Green Software Practitioner website, April 2024
The other finicky detail is how far down the rabbit hole they are prepared to go with the granularity of matching. The gold standard seems to be 24/7 hourly matching which can require both spatial demand shifting and demand shaping
Google, who has been working on data centre efficiency for many years (and using it as a great PR oppo for pretty much as long) can now show some fairly impressive stats on data center power usage effectiveness (PUE) a ratio that describes how efficiently a computer data center uses energy; specifically, how much energy is used by the computing equipment (in contrast to cooling and other overhead that supports the equipment). (Wikipedia)
The text of the report reads “compared with five years ago, we now deliver approximately three times as much computer power with the same amount of electrical power.” Good stuff, even if driven by their own bottom line as much as by a climate imperative.
These commitments of course don’t address the embodied carbon in all the new servers and data centres. Which as we learned above, can be a very significant contributor to the ‘full lifecycle’ carbon impact. This is called out as a future focus area in the 81 page 2022 Environmental Sustainability Report from Microsoft.
Let’s keep watching. Because of course, these are all only statements of intent and we might see an erosion of commitment if Generative AI workloads make both electricity demand and the embodied carbon of all the new servers soar.

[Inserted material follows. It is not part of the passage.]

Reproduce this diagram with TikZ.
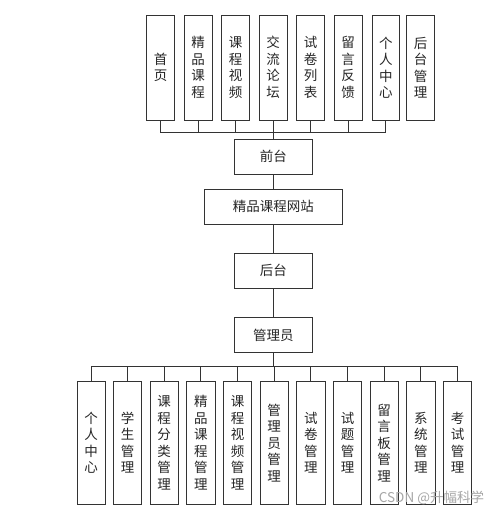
\documentclass[tikz,border=0pt]{standalone}
\usepackage{fontspec}
\setmainfont{Noto Sans CJK SC}
\newfontfamily\cjk{Noto Sans CJK SC}
\begin{document}
\begin{tikzpicture}[x=1pt,y=-1pt,
  every node/.style={font=\cjk\fontsize{13.5}{16.5}\selectfont, text=black!85, inner sep=0pt},
  box/.style={draw=black!80, line width=0.8pt, rectangle, align=center},
  topbox/.style={box, minimum width=27.6pt, minimum height=105pt},
  botbox/.style={box, minimum width=28.3pt, minimum height=122.3pt},
  midbox/.style={box, minimum width=78.3pt, minimum height=35pt},
  conn/.style={draw=black!80, line width=0.8pt}]
\useasboundingbox[fill=white] (0,0) rectangle (499,513);
% top row
\node[topbox] (t1) at (160.5,67.5) {首\\页};
\node[topbox] (t2) at (198.2,67.5) {精\\品\\课\\程};
\node[topbox] (t3) at (235.5,67.5) {课\\程\\视\\频};
\node[topbox] (t4) at (273.2,67.5) {交\\流\\论\\坛};
\node[topbox] (t5) at (310.5,67.5) {试\\卷\\列\\表};
\node[topbox] (t6) at (348.2,67.5) {留\\言\\反\\馈};
\node[topbox] (t7) at (385.8,67.5) {个\\人\\中\\心};
\node[topbox] (t8) at (420.5,67.5) {后\\台\\管\\理};
% middle column
\node[midbox] (front) at (273.3,156.8) {前台};
\node[box, minimum width=138.7pt, minimum height=35pt] (site) at (273.3,206.8) {精品课程网站};
\node[midbox] (back) at (273.3,270.8) {后台};
\node[midbox] (admin) at (273.3,335) {管理员};
% bottom row
\node[botbox] (b1) at (91.2,442.8) {个\\人\\中\\心};
\node[botbox] (b2) at (127.5,442.8) {学\\生\\管\\理};
\node[botbox] (b3) at (164.2,442.8) {课\\程\\分\\类\\管\\理};
\node[botbox] (b4) at (200.8,442.8) {精\\品\\课\\程\\管\\理};
\node[botbox] (b5) at (237.5,442.8) {课\\程\\视\\频\\管\\理};
\node[botbox] (b6) at (274.2,442.8) {管\\理\\员\\管\\理};
\node[botbox] (b7) at (310.8,442.8) {试\\卷\\管\\理};
\node[botbox] (b8) at (347.5,442.8) {试\\题\\管\\理};
\node[botbox] (b9) at (384.2,442.8) {留\\言\\板\\管\\理};
\node[botbox] (b10) at (420.8,442.8) {系\\统\\管\\理};
\node[botbox] (b11) at (457.5,442.8) {考\\试\\管\\理};
% bus coordinates
\coordinate (tb) at (273.3,132.7);
\coordinate (bb) at (273.3,366);
% top connectors
\draw[conn] (t1.south |- tb) -- (t7.south |- tb);
\foreach \i in {1,...,7} {\draw[conn] (t\i.south) -- (t\i.south |- tb);}
\draw[conn] (tb) -- (front.north);
% middle connectors
\draw[conn] (front) -- (site);
\draw[conn] (site) -- (back);
\draw[conn] (back) -- (admin);
% bottom connectors
\draw[conn] (admin.south) -- (bb);
\draw[conn] (b1.north |- bb) -- (b11.north |- bb);
\foreach \i in {1,...,11} {\draw[conn] (b\i.north |- bb) -- (b\i.north);}
% watermark
\node[font=\cjk\fontsize{13.5}{13.5}\selectfont, text=black!35] (wm) at (431.5,498) {CSDN @升幅科学};
\end{tikzpicture}
\end{document}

One to watch and, if you have significant purchasing power, an area where making your focus on these factors known to your cloud vendor(s) is a way to have an impact.
Another way to vote with your feet is to become an early adopter of Azure Carbon Optimization, the AWS Customer Carbon Footprint Tool or Google’s Carbon Footprint. Disclaimer that I haven’t used any of these services but I’m thrilled to see them emerge, even if they are really crappy right now and mostly focussed on backwards facing reporting, because any level of transparency that promotes choice and action will facilitate more.
Hopefully tools that make it for easier for all of us to do things like spatial demand shifting (moving computation loads dynamically to cleaner power) will emerge in the near future.
Final thoughts
Understanding the true carbon footprint of the AI explosion is really, really hard. Mostly because it’s an irreducibly complex problem and partly because it’s not necessarily in any company’s best interests to be too transparent.
I learned a lot writing this cheatsheet for myself and at the same time feel like I barely scratched the surface. Understanding the AI impacts of water usage feels like a blindspot of equal magnitude.
Where I’ve landed at the moment is that I’m not super worried about the increasing carbon footprint of AI. That’s influenced by my own belief that widespread adoption will be slower than forecast. If we actually hit a ‘transformative AGI-esque’ breakthrough, I’ll definitely be thinking again. The manufacture and disposal of inorganic robot bodies, for instance, is not something I’ve dug into at all above.
I don’t see the need for specific legislation to investigate the environment impacts of AI either. Enforcing exisiting legislation feels like better bang for our collective buck.
But I will be championing carbon aware development and purchasing habits and thinking harder about embodied carbon which seems like the one that gets swept under the rug the most.